Comment se fabriquent les justifications des enfants gâtés ? Elles passent d'abord par l'ignorance, celle des données les plus simples, par exemple, ici, le nombre des décès annuels, ignorance à cause de laquelle on ne sait rien d'ordres de grandeur pourtant élémentaires, donc du caractère simplement invraisemblable de certaines affirmations. Elles prospèrent ensuite grâce à une morale rudimentaire qui, comme dans la cour de récréation de l'école primaire où personne ne voulait se retrouver dans le camp des méchants, condamne certains actes, la recherche de profit à travers une activité commerciale, et en sanctifie d'autres, l'impératif absolu de santé publique. Il n'importe pas que celui-ci ait un coût, et qu'il devienne prohibitif à mesure que les rendements décroissent, puisqu'on l'imagine supporté par d'autres. Il n'importe pas non plus qu'il réponde, chaque jour un peu plus, à une logique inaccessible puisque, simplement, étrangère aux conditions de l'existence terrestre, celle de la pureté totale, de l'effet nul, du zéro mort.
Alors, certes, d'un certain point de vue, tout cela n'aboutit qu'à des discussions de comptoir, où l'on disserte de l'air qu'il fait. D'un autre côté, c'est ainsi que se construisent les représentations, ces certitudes subjectives au nom desquelles on agit, à cause desquelles on prend des décisions, et qui vont conduire à accorder aux thèses de certains groupes une audience et une crédibilité qu'elles n'auraient pas autrement si aisément acquises.

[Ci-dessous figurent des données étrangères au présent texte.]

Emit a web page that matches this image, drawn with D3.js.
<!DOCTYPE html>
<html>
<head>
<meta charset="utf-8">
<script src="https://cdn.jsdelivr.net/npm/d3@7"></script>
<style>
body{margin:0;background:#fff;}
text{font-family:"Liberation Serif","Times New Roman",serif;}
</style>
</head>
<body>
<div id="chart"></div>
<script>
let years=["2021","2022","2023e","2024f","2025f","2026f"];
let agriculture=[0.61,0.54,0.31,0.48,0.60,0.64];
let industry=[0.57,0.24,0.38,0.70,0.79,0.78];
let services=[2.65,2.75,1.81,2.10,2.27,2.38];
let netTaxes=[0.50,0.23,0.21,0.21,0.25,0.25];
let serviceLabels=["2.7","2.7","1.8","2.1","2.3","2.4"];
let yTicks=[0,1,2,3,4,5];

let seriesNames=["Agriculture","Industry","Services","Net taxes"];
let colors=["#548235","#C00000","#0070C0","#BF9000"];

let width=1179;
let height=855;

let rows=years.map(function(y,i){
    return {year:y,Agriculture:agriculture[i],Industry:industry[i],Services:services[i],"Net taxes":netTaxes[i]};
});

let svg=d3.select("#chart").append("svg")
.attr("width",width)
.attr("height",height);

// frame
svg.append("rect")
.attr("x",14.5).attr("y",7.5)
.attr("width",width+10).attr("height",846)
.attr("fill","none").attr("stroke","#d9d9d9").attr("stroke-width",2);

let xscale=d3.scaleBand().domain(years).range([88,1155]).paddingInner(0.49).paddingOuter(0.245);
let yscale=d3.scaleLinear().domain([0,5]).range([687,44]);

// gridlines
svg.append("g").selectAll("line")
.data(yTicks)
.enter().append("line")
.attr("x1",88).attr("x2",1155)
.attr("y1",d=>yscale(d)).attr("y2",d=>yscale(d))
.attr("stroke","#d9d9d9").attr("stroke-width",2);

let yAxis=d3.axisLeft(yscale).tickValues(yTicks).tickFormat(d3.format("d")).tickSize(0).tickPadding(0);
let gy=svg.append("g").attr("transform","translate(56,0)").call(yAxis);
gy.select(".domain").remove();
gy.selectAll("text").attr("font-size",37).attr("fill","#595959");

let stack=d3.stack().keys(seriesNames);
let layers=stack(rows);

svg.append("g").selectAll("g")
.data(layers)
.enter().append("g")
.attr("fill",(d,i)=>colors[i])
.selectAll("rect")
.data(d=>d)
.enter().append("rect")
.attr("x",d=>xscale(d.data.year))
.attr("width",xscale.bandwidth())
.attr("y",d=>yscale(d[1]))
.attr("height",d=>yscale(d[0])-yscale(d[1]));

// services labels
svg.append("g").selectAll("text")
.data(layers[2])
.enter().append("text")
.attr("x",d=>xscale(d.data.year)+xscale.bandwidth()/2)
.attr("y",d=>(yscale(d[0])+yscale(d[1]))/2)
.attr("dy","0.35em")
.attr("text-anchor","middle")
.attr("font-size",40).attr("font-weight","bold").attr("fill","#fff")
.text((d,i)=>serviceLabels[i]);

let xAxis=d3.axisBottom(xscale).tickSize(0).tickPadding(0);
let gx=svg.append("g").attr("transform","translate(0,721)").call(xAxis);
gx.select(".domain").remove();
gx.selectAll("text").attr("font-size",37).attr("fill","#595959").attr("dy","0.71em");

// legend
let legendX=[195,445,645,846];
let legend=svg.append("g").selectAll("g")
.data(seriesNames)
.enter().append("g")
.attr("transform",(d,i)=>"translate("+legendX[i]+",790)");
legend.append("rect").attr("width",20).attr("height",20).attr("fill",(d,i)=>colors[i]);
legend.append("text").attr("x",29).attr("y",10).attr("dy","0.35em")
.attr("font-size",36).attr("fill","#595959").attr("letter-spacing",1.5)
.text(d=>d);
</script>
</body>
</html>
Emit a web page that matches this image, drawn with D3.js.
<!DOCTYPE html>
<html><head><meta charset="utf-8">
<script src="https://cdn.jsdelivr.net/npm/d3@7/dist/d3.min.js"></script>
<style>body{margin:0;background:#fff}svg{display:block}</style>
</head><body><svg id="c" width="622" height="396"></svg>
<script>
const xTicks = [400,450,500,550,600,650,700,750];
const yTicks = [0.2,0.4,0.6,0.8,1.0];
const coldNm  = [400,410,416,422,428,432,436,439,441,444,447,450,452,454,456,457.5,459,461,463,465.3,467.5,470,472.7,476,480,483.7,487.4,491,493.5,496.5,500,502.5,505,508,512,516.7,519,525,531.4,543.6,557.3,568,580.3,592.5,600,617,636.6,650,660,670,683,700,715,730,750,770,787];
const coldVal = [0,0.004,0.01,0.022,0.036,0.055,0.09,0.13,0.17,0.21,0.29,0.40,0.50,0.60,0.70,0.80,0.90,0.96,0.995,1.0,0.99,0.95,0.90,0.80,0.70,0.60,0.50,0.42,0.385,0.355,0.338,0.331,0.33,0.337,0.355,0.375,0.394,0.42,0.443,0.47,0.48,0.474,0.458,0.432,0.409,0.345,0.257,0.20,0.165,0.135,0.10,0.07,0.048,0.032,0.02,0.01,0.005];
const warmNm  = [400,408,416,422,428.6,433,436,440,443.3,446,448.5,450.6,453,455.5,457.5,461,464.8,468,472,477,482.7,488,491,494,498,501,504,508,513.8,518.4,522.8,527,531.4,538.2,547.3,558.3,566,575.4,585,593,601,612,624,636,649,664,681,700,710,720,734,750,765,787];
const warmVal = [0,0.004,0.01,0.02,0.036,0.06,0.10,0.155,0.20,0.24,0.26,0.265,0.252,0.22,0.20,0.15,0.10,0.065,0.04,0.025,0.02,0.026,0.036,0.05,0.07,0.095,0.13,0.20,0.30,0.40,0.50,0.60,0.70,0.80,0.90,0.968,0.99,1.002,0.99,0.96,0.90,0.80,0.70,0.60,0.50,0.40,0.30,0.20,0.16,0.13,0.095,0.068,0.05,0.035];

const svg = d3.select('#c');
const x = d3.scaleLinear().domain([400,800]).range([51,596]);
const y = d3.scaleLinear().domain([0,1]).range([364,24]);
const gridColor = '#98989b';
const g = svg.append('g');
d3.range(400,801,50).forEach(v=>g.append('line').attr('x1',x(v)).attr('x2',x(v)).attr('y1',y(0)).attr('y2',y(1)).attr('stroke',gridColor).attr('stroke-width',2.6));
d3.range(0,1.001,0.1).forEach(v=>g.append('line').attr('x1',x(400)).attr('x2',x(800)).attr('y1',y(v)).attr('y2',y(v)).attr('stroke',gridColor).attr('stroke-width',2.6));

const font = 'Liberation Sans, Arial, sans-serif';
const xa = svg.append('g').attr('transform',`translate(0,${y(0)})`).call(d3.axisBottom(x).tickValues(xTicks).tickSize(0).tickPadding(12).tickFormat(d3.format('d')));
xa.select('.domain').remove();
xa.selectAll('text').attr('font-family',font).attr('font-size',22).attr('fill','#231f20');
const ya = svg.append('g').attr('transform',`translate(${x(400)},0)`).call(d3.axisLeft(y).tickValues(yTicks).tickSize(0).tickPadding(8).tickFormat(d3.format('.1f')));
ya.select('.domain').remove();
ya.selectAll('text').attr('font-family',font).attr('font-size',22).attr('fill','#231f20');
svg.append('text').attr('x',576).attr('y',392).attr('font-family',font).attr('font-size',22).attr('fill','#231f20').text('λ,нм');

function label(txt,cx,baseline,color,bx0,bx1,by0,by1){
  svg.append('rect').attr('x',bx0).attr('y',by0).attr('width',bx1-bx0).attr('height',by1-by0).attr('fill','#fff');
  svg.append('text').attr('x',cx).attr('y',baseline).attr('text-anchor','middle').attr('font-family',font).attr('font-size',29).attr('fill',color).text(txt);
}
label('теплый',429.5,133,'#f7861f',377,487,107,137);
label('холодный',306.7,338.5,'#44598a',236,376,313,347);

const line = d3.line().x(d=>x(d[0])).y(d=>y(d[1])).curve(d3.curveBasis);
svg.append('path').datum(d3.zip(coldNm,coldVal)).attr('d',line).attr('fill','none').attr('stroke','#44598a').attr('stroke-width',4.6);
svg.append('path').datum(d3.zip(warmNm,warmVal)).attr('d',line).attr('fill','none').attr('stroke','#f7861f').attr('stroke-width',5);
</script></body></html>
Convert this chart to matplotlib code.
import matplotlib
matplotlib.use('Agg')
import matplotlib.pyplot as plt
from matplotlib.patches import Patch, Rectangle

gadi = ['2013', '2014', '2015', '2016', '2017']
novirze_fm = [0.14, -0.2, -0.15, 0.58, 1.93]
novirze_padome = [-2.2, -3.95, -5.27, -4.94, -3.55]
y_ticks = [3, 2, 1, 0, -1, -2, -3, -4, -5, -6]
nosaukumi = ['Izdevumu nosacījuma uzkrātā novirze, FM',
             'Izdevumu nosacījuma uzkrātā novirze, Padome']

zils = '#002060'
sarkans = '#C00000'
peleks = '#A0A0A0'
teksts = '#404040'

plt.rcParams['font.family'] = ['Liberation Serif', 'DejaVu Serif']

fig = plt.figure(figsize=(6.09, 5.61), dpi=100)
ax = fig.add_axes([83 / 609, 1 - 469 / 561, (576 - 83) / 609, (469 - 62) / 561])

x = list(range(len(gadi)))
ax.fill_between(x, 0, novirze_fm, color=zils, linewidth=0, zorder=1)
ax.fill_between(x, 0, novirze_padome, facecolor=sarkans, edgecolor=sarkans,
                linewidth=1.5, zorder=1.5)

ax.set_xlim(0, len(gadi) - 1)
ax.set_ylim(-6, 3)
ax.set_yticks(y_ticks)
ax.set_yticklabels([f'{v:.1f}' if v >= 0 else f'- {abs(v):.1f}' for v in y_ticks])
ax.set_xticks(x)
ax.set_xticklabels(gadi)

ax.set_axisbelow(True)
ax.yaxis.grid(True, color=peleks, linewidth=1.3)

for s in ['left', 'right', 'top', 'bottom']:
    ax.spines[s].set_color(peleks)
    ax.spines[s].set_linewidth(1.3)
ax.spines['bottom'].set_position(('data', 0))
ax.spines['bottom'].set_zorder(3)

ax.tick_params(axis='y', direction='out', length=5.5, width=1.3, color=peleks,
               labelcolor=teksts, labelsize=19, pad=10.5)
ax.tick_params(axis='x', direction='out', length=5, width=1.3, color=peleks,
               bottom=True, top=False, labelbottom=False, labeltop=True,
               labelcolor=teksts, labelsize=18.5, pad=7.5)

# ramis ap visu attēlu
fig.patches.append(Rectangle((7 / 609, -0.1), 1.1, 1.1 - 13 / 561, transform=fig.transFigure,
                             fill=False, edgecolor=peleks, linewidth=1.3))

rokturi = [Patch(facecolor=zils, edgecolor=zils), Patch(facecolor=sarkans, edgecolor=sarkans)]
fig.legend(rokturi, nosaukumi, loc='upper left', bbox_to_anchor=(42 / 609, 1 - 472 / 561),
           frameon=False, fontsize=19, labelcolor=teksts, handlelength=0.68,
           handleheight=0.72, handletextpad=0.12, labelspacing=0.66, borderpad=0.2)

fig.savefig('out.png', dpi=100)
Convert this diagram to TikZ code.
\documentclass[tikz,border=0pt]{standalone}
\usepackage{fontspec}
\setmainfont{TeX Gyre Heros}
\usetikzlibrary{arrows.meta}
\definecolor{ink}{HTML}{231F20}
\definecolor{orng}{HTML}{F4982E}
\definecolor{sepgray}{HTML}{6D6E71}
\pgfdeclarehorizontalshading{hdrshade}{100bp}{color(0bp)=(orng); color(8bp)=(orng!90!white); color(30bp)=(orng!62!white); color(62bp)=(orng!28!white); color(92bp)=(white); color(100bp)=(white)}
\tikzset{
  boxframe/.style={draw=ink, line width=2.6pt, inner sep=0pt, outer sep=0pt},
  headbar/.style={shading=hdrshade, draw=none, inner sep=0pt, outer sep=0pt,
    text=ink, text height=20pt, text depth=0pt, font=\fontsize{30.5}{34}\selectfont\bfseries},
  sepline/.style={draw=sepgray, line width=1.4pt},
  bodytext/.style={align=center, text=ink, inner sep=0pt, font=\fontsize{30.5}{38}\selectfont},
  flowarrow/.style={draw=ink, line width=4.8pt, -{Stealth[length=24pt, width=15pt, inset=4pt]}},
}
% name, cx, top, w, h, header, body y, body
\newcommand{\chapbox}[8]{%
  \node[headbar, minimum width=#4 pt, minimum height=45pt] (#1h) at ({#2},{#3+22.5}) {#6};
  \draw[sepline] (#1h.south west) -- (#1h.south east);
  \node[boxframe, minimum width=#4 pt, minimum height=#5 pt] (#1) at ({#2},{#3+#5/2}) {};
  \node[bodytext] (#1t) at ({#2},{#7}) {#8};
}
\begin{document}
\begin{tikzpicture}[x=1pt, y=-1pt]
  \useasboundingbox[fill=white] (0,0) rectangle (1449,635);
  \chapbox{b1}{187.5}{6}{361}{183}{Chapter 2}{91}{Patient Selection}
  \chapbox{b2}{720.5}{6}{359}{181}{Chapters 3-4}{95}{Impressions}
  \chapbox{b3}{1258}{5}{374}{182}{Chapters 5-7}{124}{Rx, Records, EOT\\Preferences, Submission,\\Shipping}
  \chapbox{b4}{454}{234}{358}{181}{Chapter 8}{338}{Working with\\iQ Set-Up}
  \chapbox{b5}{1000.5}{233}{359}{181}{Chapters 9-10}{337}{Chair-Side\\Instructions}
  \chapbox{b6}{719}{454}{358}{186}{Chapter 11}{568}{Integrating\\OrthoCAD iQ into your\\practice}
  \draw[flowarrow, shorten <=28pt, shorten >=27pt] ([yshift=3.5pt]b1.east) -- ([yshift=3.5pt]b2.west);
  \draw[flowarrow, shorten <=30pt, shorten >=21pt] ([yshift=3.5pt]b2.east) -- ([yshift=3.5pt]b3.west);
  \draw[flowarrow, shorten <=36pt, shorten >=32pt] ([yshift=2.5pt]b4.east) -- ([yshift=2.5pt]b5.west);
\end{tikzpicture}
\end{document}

En confiant aux hygiénistes le pouvoir de décider de la politique de santé publique, on a choisi une voie : celle de la surenchère permanente, du durcissement des standards dès que ceux-ci sont atteints, du mépris des limites économiques, méprisables par nature, et physiques, que l'on prétend, dans une sorte de résurgence du mythe du progrès infini, pouvoir toujours dépasser. Au nom de l'idéal, on méprise la réalité. Mais celle-ci finit toujours par se venger, et le succès des hygiénistes sera leur tombeau.